====== EXCERPTED DATA ======

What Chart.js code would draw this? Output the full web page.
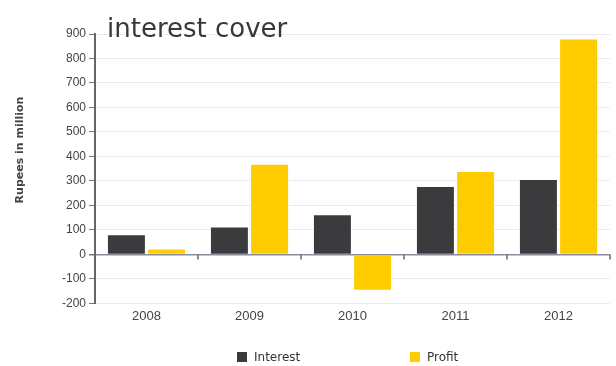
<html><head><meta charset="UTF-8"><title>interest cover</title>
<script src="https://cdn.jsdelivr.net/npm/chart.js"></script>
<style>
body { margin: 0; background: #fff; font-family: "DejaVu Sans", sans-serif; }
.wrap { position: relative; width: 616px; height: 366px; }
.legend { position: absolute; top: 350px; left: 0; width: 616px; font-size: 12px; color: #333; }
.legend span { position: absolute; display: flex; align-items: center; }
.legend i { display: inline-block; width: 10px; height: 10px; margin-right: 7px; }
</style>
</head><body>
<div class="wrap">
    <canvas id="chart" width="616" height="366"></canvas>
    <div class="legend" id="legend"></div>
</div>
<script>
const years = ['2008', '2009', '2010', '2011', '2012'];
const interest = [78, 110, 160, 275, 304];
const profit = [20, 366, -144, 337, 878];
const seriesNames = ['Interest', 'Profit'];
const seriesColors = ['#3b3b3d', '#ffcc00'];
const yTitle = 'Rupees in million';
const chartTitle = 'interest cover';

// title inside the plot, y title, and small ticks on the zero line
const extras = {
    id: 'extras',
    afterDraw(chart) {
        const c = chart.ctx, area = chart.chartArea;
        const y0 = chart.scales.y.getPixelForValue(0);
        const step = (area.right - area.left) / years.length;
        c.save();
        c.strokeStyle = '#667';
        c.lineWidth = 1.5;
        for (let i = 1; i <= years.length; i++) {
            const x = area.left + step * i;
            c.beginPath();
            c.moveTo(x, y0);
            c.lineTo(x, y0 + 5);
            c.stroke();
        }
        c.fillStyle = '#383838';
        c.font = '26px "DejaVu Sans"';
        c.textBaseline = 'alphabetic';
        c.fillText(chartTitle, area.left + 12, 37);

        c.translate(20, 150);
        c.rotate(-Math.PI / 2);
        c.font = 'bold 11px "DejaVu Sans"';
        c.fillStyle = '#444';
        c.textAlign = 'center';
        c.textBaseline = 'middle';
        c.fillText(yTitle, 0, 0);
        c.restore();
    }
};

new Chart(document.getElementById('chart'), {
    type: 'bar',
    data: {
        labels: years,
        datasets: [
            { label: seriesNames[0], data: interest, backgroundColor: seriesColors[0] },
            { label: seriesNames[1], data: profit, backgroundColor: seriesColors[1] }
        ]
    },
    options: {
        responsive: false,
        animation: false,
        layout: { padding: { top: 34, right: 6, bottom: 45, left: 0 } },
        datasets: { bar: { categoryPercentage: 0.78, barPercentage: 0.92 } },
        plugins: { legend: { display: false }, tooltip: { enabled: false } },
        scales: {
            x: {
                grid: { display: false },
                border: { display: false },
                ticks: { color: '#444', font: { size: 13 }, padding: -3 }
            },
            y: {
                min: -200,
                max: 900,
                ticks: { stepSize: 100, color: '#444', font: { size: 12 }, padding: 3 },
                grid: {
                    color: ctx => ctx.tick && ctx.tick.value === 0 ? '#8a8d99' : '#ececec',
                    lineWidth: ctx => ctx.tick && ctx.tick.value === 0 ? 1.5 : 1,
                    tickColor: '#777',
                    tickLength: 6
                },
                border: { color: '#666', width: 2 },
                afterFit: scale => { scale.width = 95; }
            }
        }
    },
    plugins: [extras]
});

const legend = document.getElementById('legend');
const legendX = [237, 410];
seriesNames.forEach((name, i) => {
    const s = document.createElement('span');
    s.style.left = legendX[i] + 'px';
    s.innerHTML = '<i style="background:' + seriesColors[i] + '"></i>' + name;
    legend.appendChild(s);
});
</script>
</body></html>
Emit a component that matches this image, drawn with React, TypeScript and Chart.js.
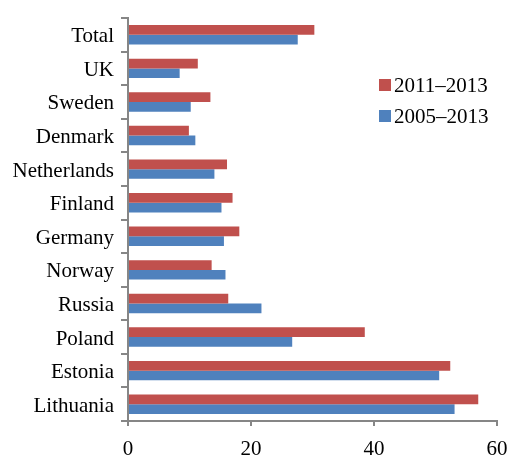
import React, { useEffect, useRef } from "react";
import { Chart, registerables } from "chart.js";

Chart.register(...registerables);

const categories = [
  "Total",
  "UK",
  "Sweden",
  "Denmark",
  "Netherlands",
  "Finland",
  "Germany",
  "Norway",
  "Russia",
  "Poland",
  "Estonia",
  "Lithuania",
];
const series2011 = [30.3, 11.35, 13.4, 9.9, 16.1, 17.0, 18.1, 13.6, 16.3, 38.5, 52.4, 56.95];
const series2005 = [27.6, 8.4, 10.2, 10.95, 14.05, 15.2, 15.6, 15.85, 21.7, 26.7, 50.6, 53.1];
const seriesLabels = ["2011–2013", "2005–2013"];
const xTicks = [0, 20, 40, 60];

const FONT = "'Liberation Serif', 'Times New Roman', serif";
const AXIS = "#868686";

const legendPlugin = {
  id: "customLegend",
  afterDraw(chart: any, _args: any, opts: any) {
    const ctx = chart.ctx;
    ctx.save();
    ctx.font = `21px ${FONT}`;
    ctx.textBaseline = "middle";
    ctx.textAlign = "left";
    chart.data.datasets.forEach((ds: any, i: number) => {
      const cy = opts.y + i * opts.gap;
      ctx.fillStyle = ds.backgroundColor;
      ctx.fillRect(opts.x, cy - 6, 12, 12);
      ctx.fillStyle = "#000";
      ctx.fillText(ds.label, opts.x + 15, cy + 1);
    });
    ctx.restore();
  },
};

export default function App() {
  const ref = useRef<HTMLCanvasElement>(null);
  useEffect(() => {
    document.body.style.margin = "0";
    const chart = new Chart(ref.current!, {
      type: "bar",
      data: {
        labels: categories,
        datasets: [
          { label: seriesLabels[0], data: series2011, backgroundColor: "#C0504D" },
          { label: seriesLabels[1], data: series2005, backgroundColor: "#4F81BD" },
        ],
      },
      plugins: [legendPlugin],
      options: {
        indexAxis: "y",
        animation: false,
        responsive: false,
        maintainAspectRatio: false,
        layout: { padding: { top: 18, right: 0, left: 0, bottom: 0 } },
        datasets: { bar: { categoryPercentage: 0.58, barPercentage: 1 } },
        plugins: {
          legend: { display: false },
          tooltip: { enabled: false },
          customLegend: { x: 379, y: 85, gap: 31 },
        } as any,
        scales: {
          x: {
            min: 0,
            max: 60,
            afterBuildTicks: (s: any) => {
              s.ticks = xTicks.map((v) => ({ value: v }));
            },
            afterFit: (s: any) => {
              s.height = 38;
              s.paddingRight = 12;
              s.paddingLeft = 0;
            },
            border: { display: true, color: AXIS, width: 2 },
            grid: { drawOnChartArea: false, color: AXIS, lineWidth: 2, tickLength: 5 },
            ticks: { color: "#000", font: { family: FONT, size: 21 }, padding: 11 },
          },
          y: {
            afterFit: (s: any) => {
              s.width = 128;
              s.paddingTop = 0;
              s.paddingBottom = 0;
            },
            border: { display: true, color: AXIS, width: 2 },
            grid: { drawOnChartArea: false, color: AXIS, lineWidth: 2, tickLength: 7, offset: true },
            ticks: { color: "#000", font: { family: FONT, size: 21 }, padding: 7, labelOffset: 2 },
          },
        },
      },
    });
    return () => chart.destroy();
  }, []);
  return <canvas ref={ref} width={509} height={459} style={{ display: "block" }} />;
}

======

▶ **EXERCISE REQUIREMENTS**:
Make an exact copy of only the lines from the one with "Emit a component" through the one with "Chart.register(...registerables);". Pictures don't belong in it.

▶ **RESULT FOR THIS TASK**:
Emit a component that matches this image, drawn with React, TypeScript and Chart.js.
import React, { useEffect, useRef } from "react";
import { Chart, registerables } from "chart.js";

Chart.register(...registerables);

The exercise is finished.